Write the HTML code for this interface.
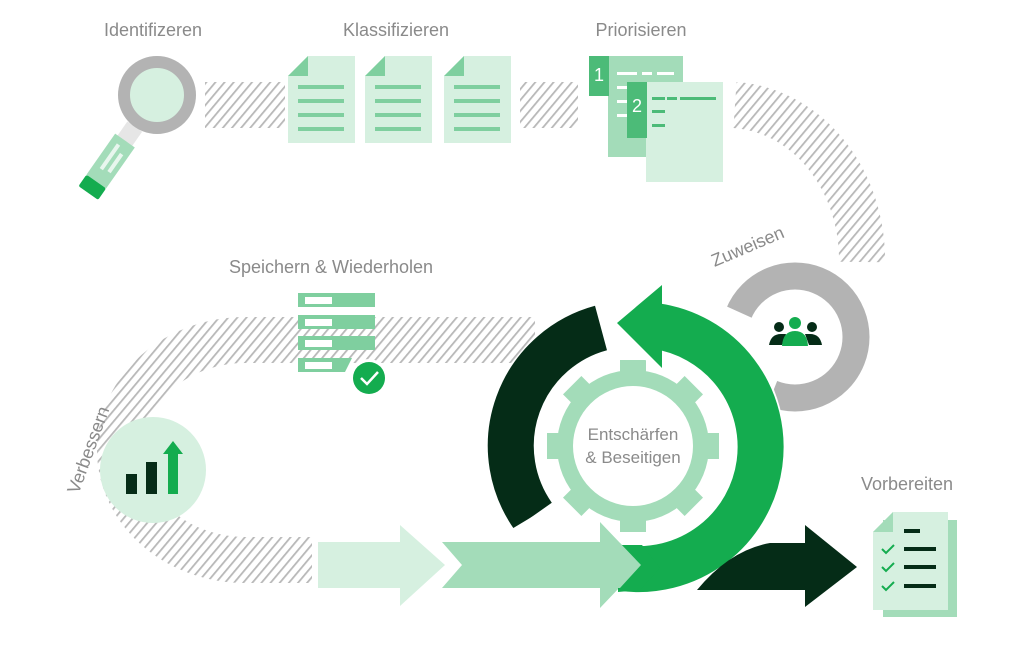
<!DOCTYPE html>
<html><head><meta charset="utf-8"><style>
html,body{margin:0;padding:0;background:#fff;}
svg{display:block;}
text{font-family:"Liberation Sans",sans-serif;fill:#8a8a8a;}
</style></head><body>
<svg width="1024" height="652" viewBox="0 0 1024 652" xmlns="http://www.w3.org/2000/svg">
<defs>
<pattern id="h" width="7" height="7" patternUnits="userSpaceOnUse" patternTransform="rotate(40)">
<rect x="0" y="0" width="1.8" height="7" fill="#b8b8b8"/>
</pattern>
</defs>
<rect width="1024" height="652" fill="#fff"/>

<!-- hatch bands -->
<rect x="205" y="82" width="80" height="46" fill="url(#h)"/>
<rect x="520" y="82" width="58" height="46" fill="url(#h)"/>
<path d="M735 105 A135 155 0 0 1 862 262" fill="none" stroke="url(#h)" stroke-width="46"/>
<path d="M535 340 L245 340 A125 110 0 0 0 245 560 L312 560" fill="none" stroke="url(#h)" stroke-width="46"/>

<!-- labels -->
<text x="153" y="36" font-size="18" text-anchor="middle">Identifizeren</text>
<text x="396" y="36" font-size="18" text-anchor="middle">Klassifizieren</text>
<text x="641" y="36" font-size="18" text-anchor="middle">Priorisieren</text>
<text x="331" y="273" font-size="18" text-anchor="middle">Speichern &amp; Wiederholen</text>
<text x="907" y="490" font-size="18" text-anchor="middle">Vorbereiten</text>
<text x="0" y="0" font-size="18" text-anchor="middle" transform="translate(750,252) rotate(-23)">Zuweisen</text>
<text x="0" y="0" font-size="18" text-anchor="middle" transform="translate(94,452) rotate(-70)">Verbessern</text>

<!-- magnifier -->
<g transform="translate(100,178) rotate(35)">
<rect x="-10" y="-62" width="18" height="20" fill="#e6e6e6"/>
<rect x="-13" y="-45" width="24" height="50" fill="#a3dcb9"/>
<rect x="-6" y="-38" width="4" height="30" fill="#e8f6ee"/>
<rect x="2" y="-32" width="4" height="22" fill="#e8f6ee"/>
<rect x="-13" y="5" width="24" height="14" rx="2" fill="#14ac4f"/>
</g>
<circle cx="157" cy="95" r="33" fill="#d6f0e0" stroke="#b3b3b3" stroke-width="12"/>

<!-- docs -->
<g id="d1">
<path d="M288 76 L308 56 L355 56 L355 143 L288 143 Z" fill="#d6f0e0"/>
<path d="M288 76 L308 56 L308 76 Z" fill="#7fcf9f"/>
<g fill="#7fcf9f"><rect x="298" y="85" width="46" height="4"/><rect x="298" y="99" width="46" height="4"/><rect x="298" y="113" width="46" height="4"/><rect x="298" y="127" width="46" height="4"/></g>
</g>
<use href="#d1" x="77"/>
<use href="#d1" x="156"/>

<!-- priority docs -->
<rect x="608" y="56" width="75" height="101" fill="#a3dcb9"/>
<rect x="589" y="56" width="20" height="40" fill="#4cbb78"/>
<text x="599" y="81" font-size="18" text-anchor="middle" style="fill:#fff">1</text>
<g fill="#fff"><rect x="617" y="72" width="20" height="3"/><rect x="642" y="72" width="10" height="3"/><rect x="657" y="72" width="17" height="3"/><rect x="617" y="86" width="10" height="3"/><rect x="617" y="100" width="10" height="3"/><rect x="617" y="114" width="10" height="3"/></g>
<rect x="646" y="82" width="77" height="100" fill="#d6f0e0"/>
<rect x="627" y="82" width="20" height="56" fill="#4cbb78"/>
<text x="637" y="112" font-size="18" text-anchor="middle" style="fill:#fff">2</text>
<g fill="#4cbb78"><rect x="652" y="97" width="13" height="3"/><rect x="667" y="97" width="10" height="3"/><rect x="680" y="97" width="36" height="3"/><rect x="652" y="110" width="13" height="3"/><rect x="652" y="124" width="13" height="3"/></g>

<!-- server -->
<g fill="#7fcf9f"><rect x="298" y="293" width="77" height="14"/><rect x="298" y="315" width="77" height="14"/><rect x="298" y="336" width="77" height="14"/><path d="M298 358 L352 358 L345 372 L298 372 Z"/></g>
<g fill="#fff"><rect x="305" y="297" width="27" height="7"/><rect x="305" y="319" width="27" height="7"/><rect x="305" y="340" width="27" height="7"/><rect x="305" y="362" width="27" height="7"/></g>
<circle cx="369" cy="378" r="19" fill="#fff"/>
<circle cx="369" cy="378" r="16" fill="#14ac4f"/>
<path d="M361 378 L367 384 L378 372" fill="none" stroke="#fff" stroke-width="2.5"/>

<!-- verbessern -->
<circle cx="153" cy="470" r="53" fill="#d6f0e0"/>
<rect x="126" y="474" width="11" height="20" fill="#052c17"/>
<rect x="146" y="462" width="11" height="32" fill="#052c17"/>
<rect x="168" y="452" width="10" height="42" fill="#14ac4f"/>
<path d="M163 454 L173 441 L183 454 Z" fill="#14ac4f"/>

<!-- gray ring -->
<circle cx="795" cy="337" r="61" fill="none" stroke="#b3b3b3" stroke-width="27"/>
<path d="M772 394 A61 61 0 0 1 739 312" fill="none" stroke="#fff" stroke-width="31"/>
<!-- people -->
<g fill="#052c17"><circle cx="779" cy="327" r="5"/><circle cx="812" cy="327" r="5"/>
<path d="M769 345 Q771 334 781 334 L786 334 L782 345 Z"/><path d="M822 345 Q820 334 810 334 L805 334 L809 345 Z"/></g>
<g fill="#14ac4f"><circle cx="795" cy="323" r="6"/><path d="M782 346 Q783 331 795 331 Q807 331 808 346 Z"/></g>

<!-- light arrows -->
<path d="M318 542 L400 542 L400 525 L445 565 L400 606 L400 588 L318 588 Z" fill="#d6f0e0"/>
<path d="M442 542 L600 542 L600 522 L641 565 L600 608 L600 588 L442 588 L462 565 Z" fill="#a3dcb9"/>

<!-- gear -->
<g transform="translate(633,446)" fill="#a3dcb9">
<circle r="76"/>
<g><rect x="-13" y="-86" width="26" height="20"/><rect x="-13" y="66" width="26" height="20"/><rect x="-86" y="-13" width="20" height="26"/><rect x="66" y="-13" width="20" height="26"/></g>
<g transform="rotate(45)"><rect x="-13" y="-86" width="26" height="20"/><rect x="-13" y="66" width="26" height="20"/><rect x="-86" y="-13" width="20" height="26"/><rect x="66" y="-13" width="20" height="26"/></g>
<circle r="60" fill="#fff"/>
</g>
<text x="633" y="440" font-size="17" text-anchor="middle">Entschärfen</text>
<text x="633" y="463" font-size="17" text-anchor="middle">&amp; Beseitigen</text>

<!-- dark arc -->
<path d="M533 516 A122 122 0 0 1 601 328" fill="none" stroke="#052c17" stroke-width="46"/>
<path d="M510 530 L590 530 L560 500 Z" fill="#fff"/>

<!-- green arc with white halo -->
<path d="M662 328 A122 122 0 0 1 622 568" fill="none" stroke="#fff" stroke-width="60"/>
<path d="M662 283 L614 323 L662 369 Z" fill="#fff" stroke="#fff" stroke-width="10" stroke-linejoin="round"/>
<path d="M655 326 A122 122 0 0 1 622 568" fill="none" stroke="#14ac4f" stroke-width="46"/>
<path d="M662 285 L617 323 L662 368 Z" fill="#14ac4f"/>
<path d="M640 590 L660 568 L642 545 L618 545 L618 592 Z" fill="#14ac4f"/>
<path d="M641 565 L620 543 L612 543 L612 588 L620 588 Z" fill="#a3dcb9"/>

<!-- dark arrow -->
<path d="M697 590 Q730 550 770 543 L805 543 L805 525 L857 567 L805 607 L805 590 Z" fill="#052c17"/>

<!-- checklist -->
<rect x="883" y="520" width="74" height="97" fill="#a3dcb9"/>
<path d="M873 532 L893 512 L948 512 L948 610 L873 610 Z" fill="#d6f0e0"/>
<path d="M873 532 L893 512 L893 532 Z" fill="#a3dcb9"/>
<g fill="#052c17"><rect x="904" y="529" width="16" height="4"/><rect x="904" y="547" width="32" height="4"/><rect x="904" y="565" width="32" height="4"/><rect x="904" y="584" width="32" height="4"/></g>
<g fill="none" stroke="#14ac4f" stroke-width="2"><path d="M882 549 L886 553 L894 545"/><path d="M882 567 L886 571 L894 563"/><path d="M882 586 L886 590 L894 582"/></g>
</svg>
</body></html>
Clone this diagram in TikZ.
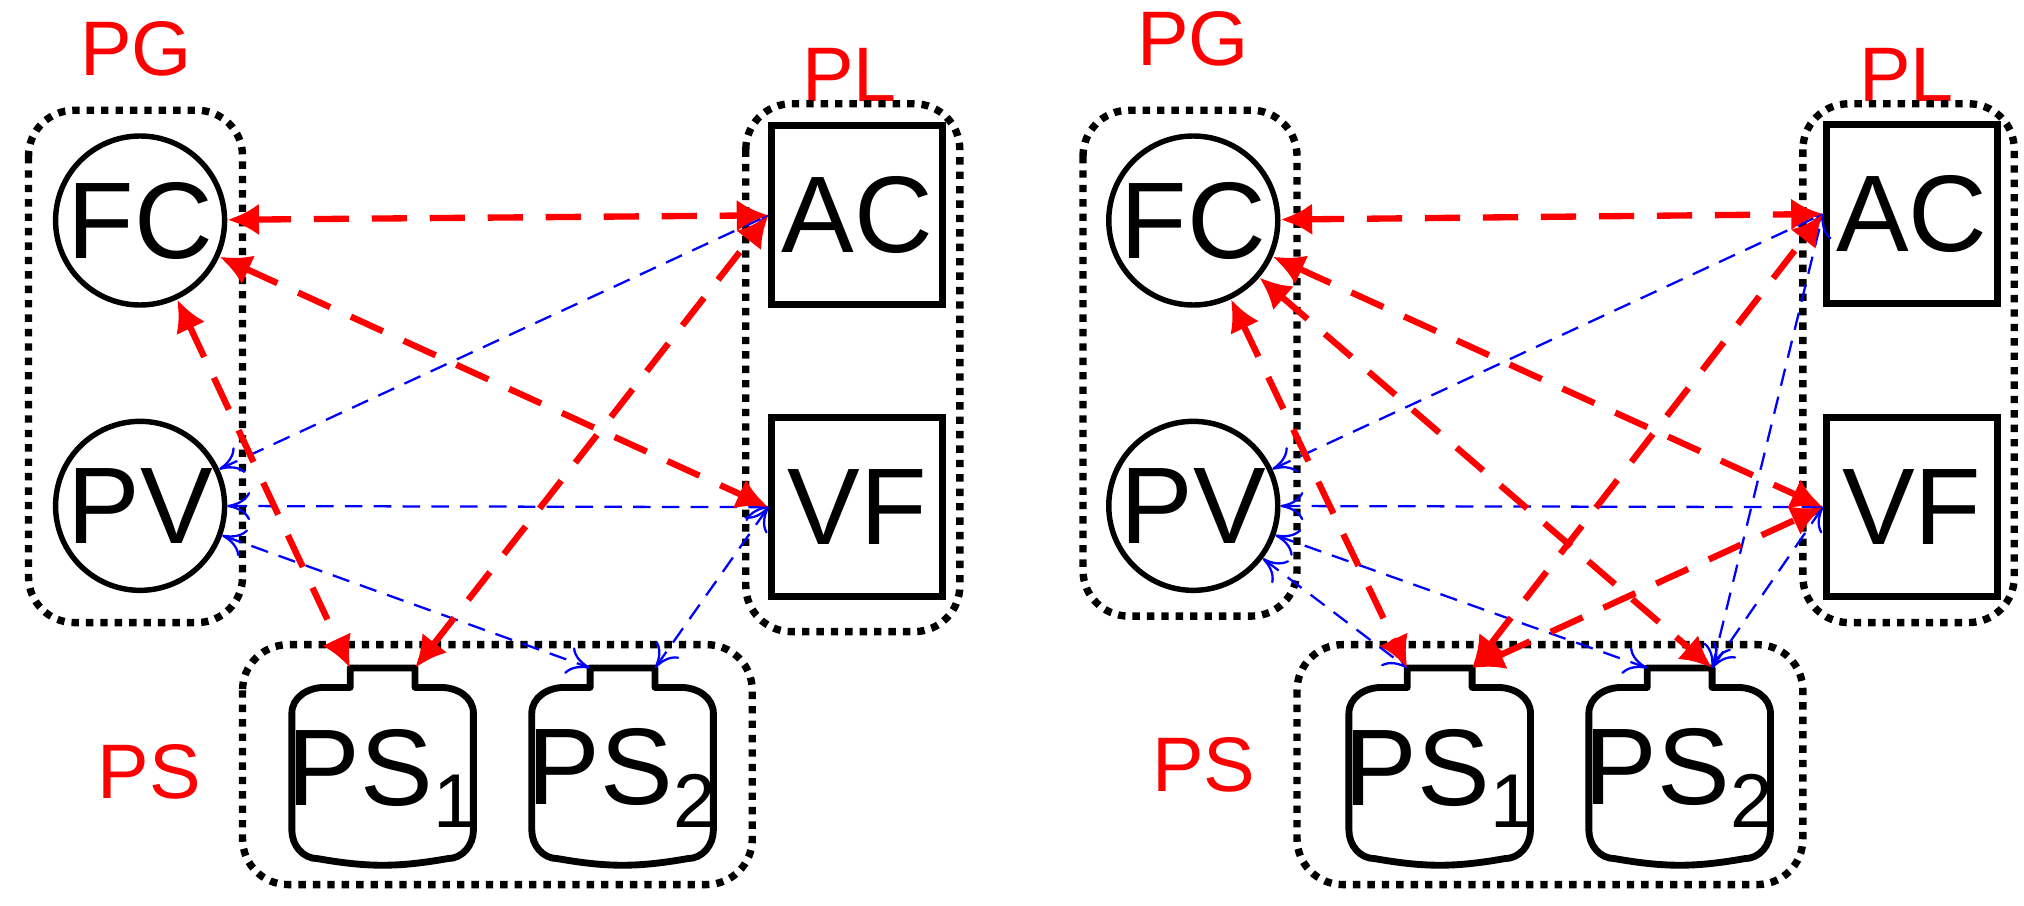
\documentclass[tikz,border=0pt]{standalone}
\usepackage{fontspec}
\setmainfont{Liberation Sans}
\usetikzlibrary{arrows.meta}
\newcommand{\mybat}[3]{% name, left x, text
  \draw[line width=1.95pt,line join=round] (#2,640) -- (#2,550) to[out=90,in=180] (#2+25,530) -- (#2+45,530) -- (#2+45,515) -- (#2+95,515) -- (#2+95,530) -- (#2+115,530) to[out=0,in=90] (#2+140,550) -- (#2+140,640) to[out=-90,in=0] (#2+120,662) to[out=190,in=-10] (#2+20,662) to[out=180,in=-90] cycle;
  \coordinate (#1l) at (#2+45,515);
  \coordinate (#1r) at (#2+95,515);
  \node[bat] (#1t) at (#2+70,600) {#3};}
\begin{document}
\begin{tikzpicture}[x=0.01297cm,y=-0.01297cm,every node/.append style={transform shape},scale=1,
  grp/.style={draw,line width=2.1pt,dotted,rounded corners=13},
  circ/.style={draw,circle,line width=1.55pt,minimum size=1.69cm,inner sep=0pt,font=\fontsize{31}{31}\selectfont},
  sq/.style={draw,line width=1.95pt,minimum width=1.71cm,minimum height=1.79cm,inner sep=0pt,font=\fontsize{31}{31}\selectfont},
  lab/.style={text=red,font=\fontsize{22}{22}\selectfont},
  bat/.style={font=\fontsize{31}{31}\selectfont},
  red/.style={draw=red,line width=1.8pt,dash pattern=on 10pt off 6.5pt,{Latex[length=9pt,width=9pt]}-{Latex[length=9pt,width=9pt]}},
  blu/.style={draw=blue,line width=0.65pt,dash pattern=on 5pt off 3.2pt,{To[length=6.5pt,width=8pt]}-{To[length=6.5pt,width=8pt]}}]
\path[use as bounding box] (0,0) rectangle (1560.5,697.8);
% ---------- left
\node[lab] (pgA) at (105,38) {PG};
\node[lab] (plA) at (655,58) {PL};
\node[lab] (psA) at (115,595) {PS};
\draw[grp] (22,85) rectangle (187,480);
\draw[grp] (575,80) rectangle (740,487);
\draw[grp] (187,497) rectangle (580,682);
\node[circ] (fcA) at (108,170) {FC};
\node[circ] (pvA) at (108,390) {PV};
\node[sq] (acA) at (661,166) {AC};
\node[sq] (vfA) at (661,391) {VF};
\mybat{aA}{225}{PS\textsubscript{1}}
\mybat{bA}{410}{PS\textsubscript{2}}
\draw[blu] (pvA) -- (acA.west);
\draw[blu] (pvA) -- (vfA.west);
\draw[blu] (pvA) -- (bAl);
\draw[blu] (bAr) -- (vfA.west);
\draw[red] (fcA) -- (acA.west);
\draw[red] (fcA) -- (vfA.west);
\draw[red] (fcA) -- (aAl);
\draw[red] (aAr) -- (acA.west);
% ---------- right
\node[lab] (pgB) at (920,30) {PG};
\node[lab] (plB) at (1470,58) {PL};
\node[lab] (psB) at (928,590) {PS};
\draw[grp] (835,85) rectangle (1000,475);
\draw[grp] (1390,80) rectangle (1553,480);
\draw[grp] (1000,497) rectangle (1390,682);
\node[circ] (fcB) at (920,170) {FC};
\node[circ] (pvB) at (920,390) {PV};
\node[sq] (acB) at (1474,165) {AC};
\node[sq] (vfB) at (1474,391) {VF};
\mybat{aB}{1040}{PS\textsubscript{1}}
\mybat{bB}{1225}{PS\textsubscript{2}}
\draw[blu] (pvB) -- (acB.west);
\draw[blu] (pvB) -- (vfB.west);
\draw[blu] (pvB) -- (aBl);
\draw[blu] (pvB) -- (bBl);
\draw[blu] (bBr) -- (acB.west);
\draw[blu] (bBr) -- (vfB.west);
\draw[red] (fcB) -- (acB.west);
\draw[red] (fcB) -- (vfB.west);
\draw[red] (fcB) -- (aBl);
\draw[red] (fcB) -- (bBr);
\draw[red] (aBr) -- (acB.west);
\draw[red] (aBr) -- (vfB.west);
\end{tikzpicture}
\end{document}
====================
» **Exercise task**:
Look through the data and gather every line with the string "this" in it.

» **Task answer**:
Write the HTML code for this interface.
Clone this diagram in TikZ.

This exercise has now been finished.